I have a general question about oversampling and I’m hoping the community can point me in the right direction. My current understanding of oversampling tabular data is that if I have 100 records of one type and 1 or 2 records of another type, I should copy and paste the less common record until I have the same number of each. So the example I’m thinking about is a dataset that has 100 healthy individuals and 1 that is sick. If I use the oversampling approach, I will end up with my sick identifier as whatever my 1 sick person has. So assume instead of 1 person, there are 10 sick people in my dataset.

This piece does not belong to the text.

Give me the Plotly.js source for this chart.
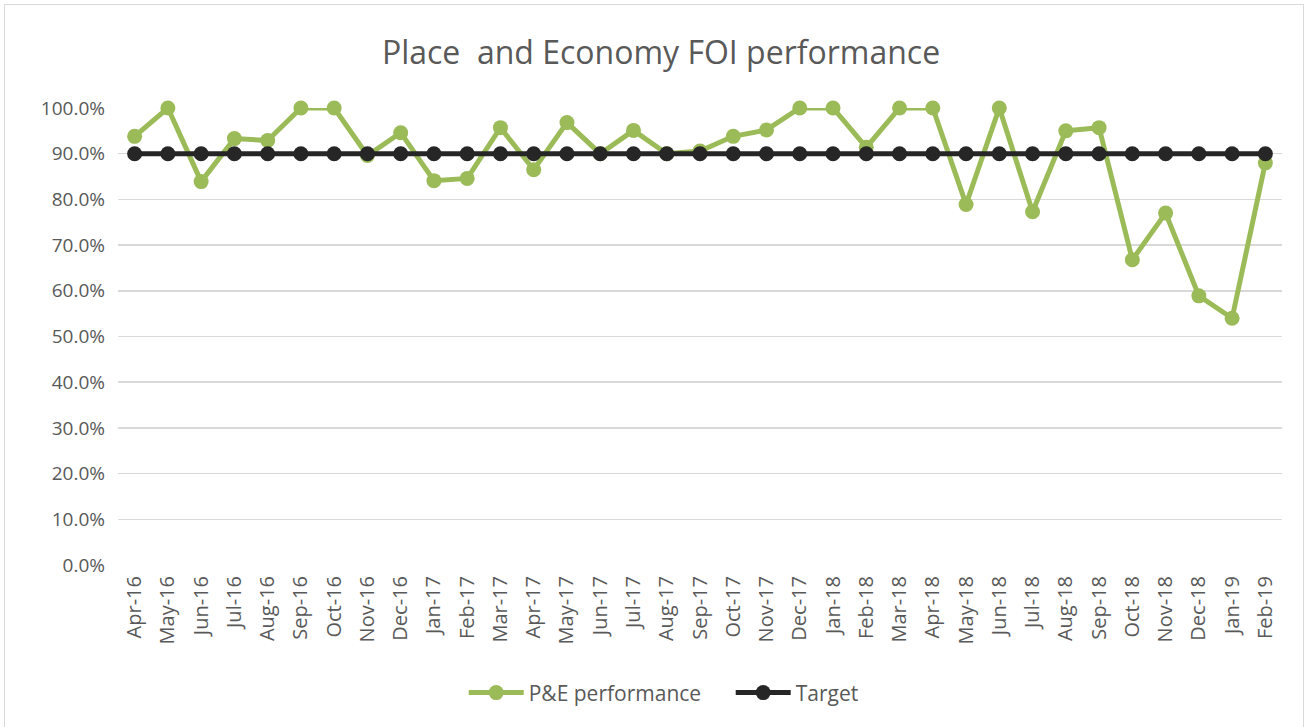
<!DOCTYPE html>
<html><head><meta charset="utf-8">
<script src="https://cdn.plot.ly/plotly-3.0.1.min.js"></script>
<style>
html,body{margin:0;padding:0;background:#fff;}
#frame{position:absolute;left:4px;top:4px;width:1300px;height:740px;border:1px solid #d9d9d9;box-sizing:border-box;}
#chart{position:absolute;left:0;top:0;width:1309px;height:727px;}
</style></head>
<body><div id="frame"></div><div id="chart"></div>
<script>
const months = ["Apr-16","May-16","Jun-16","Jul-16","Aug-16","Sep-16","Oct-16","Nov-16","Dec-16","Jan-17","Feb-17","Mar-17","Apr-17","May-17","Jun-17","Jul-17","Aug-17","Sep-17","Oct-17","Nov-17","Dec-17","Jan-18","Feb-18","Mar-18","Apr-18","May-18","Jun-18","Jul-18","Aug-18","Sep-18","Oct-18","Nov-18","Dec-18","Jan-19","Feb-19"];
const performance = [0.938,1.0,0.839,0.933,0.929,1.0,1.0,0.896,0.946,0.841,0.846,0.957,0.865,0.968,0.900,0.951,0.900,0.906,0.938,0.952,1.0,1.0,0.914,1.0,1.0,0.789,1.0,0.773,0.950,0.957,0.668,0.770,0.589,0.540,0.880];
const target = months.map(() => 0.9);
const yTicks = [0,0.1,0.2,0.3,0.4,0.5,0.6,0.7,0.8,0.9,1.0];

const fam = "Open Sans, Liberation Sans, sans-serif";
const data = [
  {x:months, y:performance, name:"P&E performance", type:"scatter", mode:"lines+markers", cliponaxis:false,
   line:{color:"#9BBB59", width:5}, marker:{color:"#9BBB59", size:15}},
  {x:months, y:target, name:"Target", type:"scatter", mode:"lines+markers", cliponaxis:false,
   line:{color:"#262626", width:5}, marker:{color:"#262626", size:15}}
];
const layout = {
  width:1309, height:727,
  paper_bgcolor:"rgba(0,0,0,0)", plot_bgcolor:"rgba(0,0,0,0)",
  margin:{l:118, r:27, t:108, b:162},
  title:{text:"Place  and Economy FOI performance", x:0.505, xanchor:"center", y:0.928, yanchor:"middle",
         font:{family:fam, size:32, color:"#595959"}},
  xaxis:{type:"category", range:[-0.5, 34.5], tickangle:-90, tickfont:{family:fam, size:20, color:"#595959"},
         showgrid:false, zeroline:false, showline:false, ticks:"", automargin:false, ticklabelstandoff:6},
  yaxis:{range:[0,1.0], tickvals:yTicks, tickformat:".1%", tickfont:{family:fam, size:19, color:"#595959"},
         showgrid:true, gridcolor:"#d9d9d9", gridwidth:1.5, zeroline:false, showline:false, ticks:"", automargin:false,
         ticklabelstandoff:12},
  showlegend:true,
  legend:{orientation:"h", x:0.297, xanchor:"left", y:-0.28, yanchor:"middle", itemwidth:55, entrywidth:197,
          font:{family:fam, size:21, color:"#595959"}},
  hovermode:false
};
Plotly.newPlot("chart", data, layout, {displayModeBar:false, staticPlot:true});
</script></body></html>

I see the same issue arising since there are still 10 copies of each sick person so instead of having the 1 record of a 25 year-old male with brown hair that is sick, this is shown in the model as 10 people so if you assume that there were two 25 year-old males with brown hair in the dataset, 1 sick and 1 not sick, this would be put into the model and instantly the model would assume you are sick because there are so many other not sick people and only 10 sick people and you hit those identifiers.
Yes after over-sampling you need to adjust the threshold at inference time - it won’t be 0.5 any more!
Here is an interesting article on SMOTE which is an oversampling technique that seems pretty cool: https://beckernick.github.io/oversampling-modeling/
and here is the paper introducing SMOTE (from 2002): https://arxiv.org/pdf/1106.1813.pdf
This seems like the most popular way to oversample and it is easy to do, just make sure to only oversample the training set, not the validation set.